The homogeneity of these Territorial battalions, even of the Divisions, is remarkable. One day I met the whole of the London Division together on the occasion of Divisional sports. The big field in which the meeting was held was the microcosm of London life. It was London in Picardy. Every London accent was heard in that crowd—the whole gamut of dialects—from the mannered speech of Berkeley Square through all the intonations and inflexions of the suburbs from Highbury to Brixton, and from Shepherd’s Bush to Streatham, down to the strident tones of the New Cut and the Old Kent Road. It was strange to think that but a short year since all these men had travelled together in ’bus and tube, had rubbed elbows in Oxford Street or the Strand, strangers all, leading the jealously guarded individual existence of the average Londoner—to think that they were now thrown together into almost the closest relationship it is possible to conceive, the life of troops fighting side by side in the field.

With the Scottish battalions the family spirit is even more marked. The Scotsman is a far more clannish creature than the Southerner, and these Scottish battalions hang together with a fierce esprit de corps in which the Englishman feels positively lost. This is especially true of the kilted battalions, which have in their bonnets and kilts a perpetual reminder of their origin.

I have been in the trenches with Highland battalions in which hardly a man born south of the Tweed was serving, and in which all, officers as well as men, spoke in the broadest Scottish vernacular. The chaplains of some of these Scottish Territorial regiments are delightful characters, fine types of “meenister” and “verra’ godly men,” but, for all that, stout, great-hearted fellows who are continually with the men in the front line. The fine, practical spirit in which these Scottish padres carry out their mission is expressed in the saying of one of their number, Chaplain to the 5th Gordon Highlanders, whose continual exhortation to the men is: “Keep your hearts up and your heads doon!”

With these brave words, which might well serve as a motto for the Territorial on active service, we will leave the Territorials at the post of duty. When the country’s need of men was sorest, they volunteered for foreign service and came to France and did their part. Now that the first great transports have crossed the Channel with the men of the New Army, the original mission of the Territorials may be regarded as accomplished, though, doubtless, many fights still await them. They gave their help at a time when every man was wanted to hold our fragile line. Now they have become absorbed into the framework of our army in the field, which the legions of the New Army are expanding into the great Continental host to decide the ultimate issue with the hordes of Germany.

CHAPTER XVI
THE EYES OF THE ARMY

“Why, all my life I have been trying to guess what lay on the other side of the hill!”—The Duke of Wellington.

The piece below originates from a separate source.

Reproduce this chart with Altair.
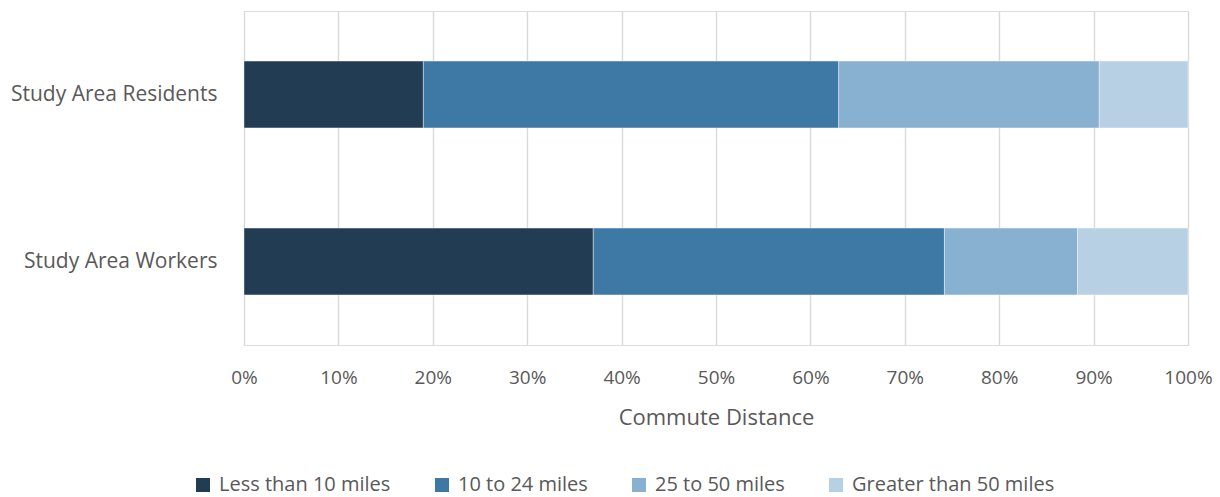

One day, while I was gazing at a German working-party grubbing like ants on a far slope behind the enemy lines, a hawk glided swiftly and strongly into the field of my telescope. It hung almost motionless in the clear summer air, high up above the green valley, its powerful wings outspread, the very incarnation of waking watchfulness. And I found myself wondering of what the hawk reminded me, poised aloft, now swooping a little this way, now that, until a low droning in the azure far above gave me my clue even as an aeroplane glittered into sight.

The aeroplane stood out, almost motionless as it seemed to me, over the German lines, while with a “pom-pom-pom!” the German anti-aircraft guns ringed it round in puffs of white smoke. Like the hawk that continued to hover over the valley, it was watching—watching. Like the hawk’s, its searching glance plunged down into the animate life far below, the life that pursues its normal round unperturbed because it knows it cannot escape from the eyes in the sky.

The aeroplanes are the eyes of the army. They alone have made possible the war of positions. From the Alps to the North Sea the warring nations of Europe are hidden in the ground, but their eyes are far aloft. It is the alliance between the mole and the hawk. While the man in the trench uses the periscope to observe from his safe shelter the enemy trench across the way, the army commanders in the rear peer through the eyes of the aeroplanes into the enemy trenches and into the enemy country far behind the firing-line.

The most important contribution which this war is destined to make to our knowledge of warfare lies in the development of the use of military aircraft. The aeroplane has revolutionized warfare, because it has practically removed from war the element of surprise. The only hope that the modern General has of maintaining the fog of war lies in the weather, which, in more than one instance in this war, has effectually veiled from peering eyes aloft movements which are destined to have a decisive influence on the operations.